Dads professional life was mostly unknown to me until I started my career with Imperial oil in 1986. It was then that I began to realize the “size of his shoes – so to speak.” Many people who I crossed paths in my time at Imperial Oil and knew my Dad would expound his positive approach and contributions He mentored and influenced a lot of careers for a lot of people.
The 80s and 90s in Cold Lake are filled with many memories with Dad and Mom again heavily involved in the church, community and social activities. Boating in the summer teaching the whole beach how to water ski, and curling/bonspeiling in the winter. In 1992 Dad and Mom “retired” from Imperial Oil and Dad became even more involved in service to his church and community. Dad never campaigned nor went door to door – but was elected 3 terms to Grand Centre town council. His reputation, business acumen and personality is what got him elected. When they successfully voted to merge the three towns into the City of Cold Lake, Dad decided it was time for others to take the lead and “retired” from politics. In 2003 he was named Oilman of the Year for the Lakeland Oilman’s Society – a testament to his contributions to his service and community. I cannot remember all the committees and boards he volunteered for – there were so many: The United Church Boards, The Ambulance Society, Lakeland Lodge and Housing, the Hospital Foundation to name a few.

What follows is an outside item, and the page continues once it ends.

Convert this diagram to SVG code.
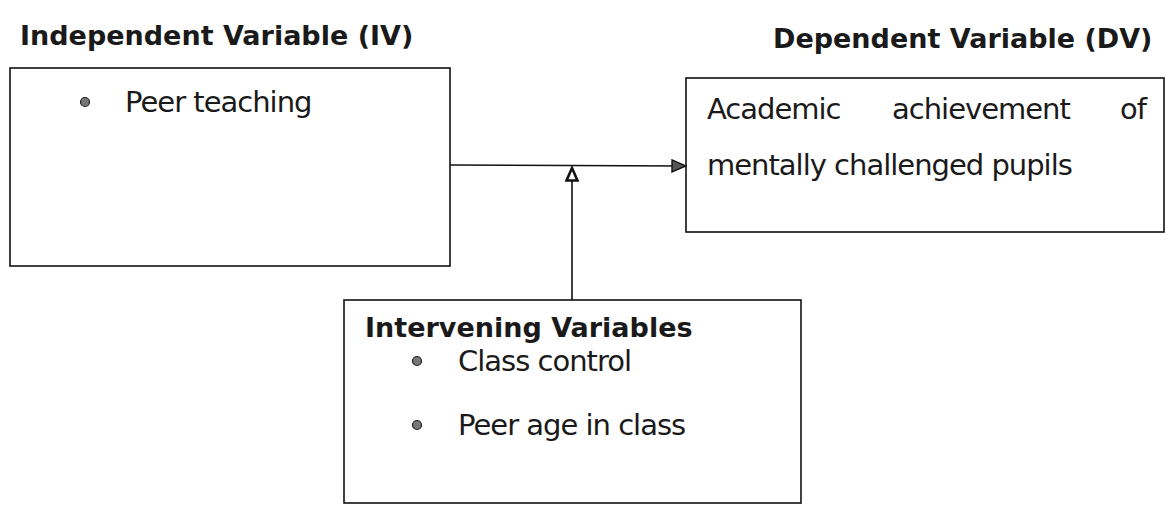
<svg xmlns="http://www.w3.org/2000/svg" width="1166" height="505" viewBox="0 0 1166 505">
<style>
.box{fill:#fff;stroke:#111;stroke-width:1.6}
.title{font-family:"DejaVu Sans",Verdana,sans-serif;font-weight:bold;font-size:27px;fill:#1a1a1a}
.body{font-family:"DejaVu Sans",Verdana,sans-serif;font-size:29px;letter-spacing:-1px;fill:#1a1a1a}
.bullet{fill:#777;stroke:#222;stroke-width:1.2}
.conn{fill:none;stroke:#111;stroke-width:1.6}
</style>
<defs>
<marker id="arrFill" markerUnits="userSpaceOnUse" markerWidth="16" markerHeight="14" refX="15" refY="7" orient="auto">
<path d="M1,1 L15,7 L1,13 Z" fill="#555" stroke="#111" stroke-width="1.4"/>
</marker>
<marker id="arrOpen" markerUnits="userSpaceOnUse" markerWidth="16" markerHeight="14" refX="14" refY="7" orient="auto">
<path d="M1.5,1.5 L14,7 L1.5,12.5 Z" fill="#fff" stroke="#111" stroke-width="2.6"/>
</marker>
</defs>
<rect width="1166" height="505" fill="#fff"/>
<text class="title" x="20" y="45">Independent Variable (IV)</text>
<text class="title" x="773" y="48">Dependent Variable (DV)</text>
<g id="iv">
<rect class="box" x="10" y="68" width="440" height="198"/>
<circle class="bullet" cx="85" cy="102" r="4.5"/>
<text class="body" x="125" y="112">Peer teaching</text>
</g>
<g id="dv">
<rect class="box" x="686" y="78" width="478" height="154"/>
<text class="body" x="707" y="119">Academic</text>
<text class="body" x="892" y="119">achievement</text>
<text class="body" x="1146" y="119" text-anchor="end">of</text>
<text class="body" x="707" y="175">mentally challenged pupils</text>
</g>
<g id="intervening">
<rect class="box" x="344" y="300" width="457" height="203"/>
<text class="title" x="365" y="337">Intervening Variables</text>
<circle class="bullet" cx="417" cy="361" r="4.5"/>
<text class="body" x="458" y="371">Class control</text>
<circle class="bullet" cx="417" cy="425" r="4.5"/>
<text class="body" x="458" y="435">Peer age in class</text>
</g>
<g id="connectors">
<line class="conn" x1="450" y1="165" x2="686" y2="166" marker-end="url(#arrFill)"/>
<line class="conn" x1="572" y1="300" x2="572" y2="168" marker-end="url(#arrOpen)"/>
</g>
</svg>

Dad and Mom also enjoyed a number of personal trips in retirement – Arizona with Pete and Jean Unrah, cross Canada in their RV with Jack and Pat Mills, and a memorable trip to Newfoundland, to name a few. Dad enjoyed seeing new people and new places. They even had a place in Arizona for a few years where Dad really enjoyed the hot weather.
In 2006 Dad and mom moved to Leduc, into their next phase of life where they continued with their service to the church and community.
Wherever they were Dad was never far from reaching out to family and friends and always keeping in touch. He attended as many Imperial Oil Annuitant club activities as they could and he was on the board as President and Past President for a number of years. Whenever they travelled dad would take the long way around to stop and visit some friend/past colleague or long lost family member in any of the towns that were near to where they were going.
Dad moved into Salem manor in 2016 after a stroke compromised his health. But he still had his twinkle in his eye, his keen wit and sense of humor. We enjoyed the last 5 years with his company even with his limitations.
In early 2020 mom was able to join Dad in the manor, in the same room. I remember asking him if he’d like mom to be his roommate now – he paused, thought a bit and replied “well I’m not sure – she probably still snores some…..”. Still had his wit, and twinkle in his eye.
Dad you were a good man. You touched many people in very positive ways. RIP.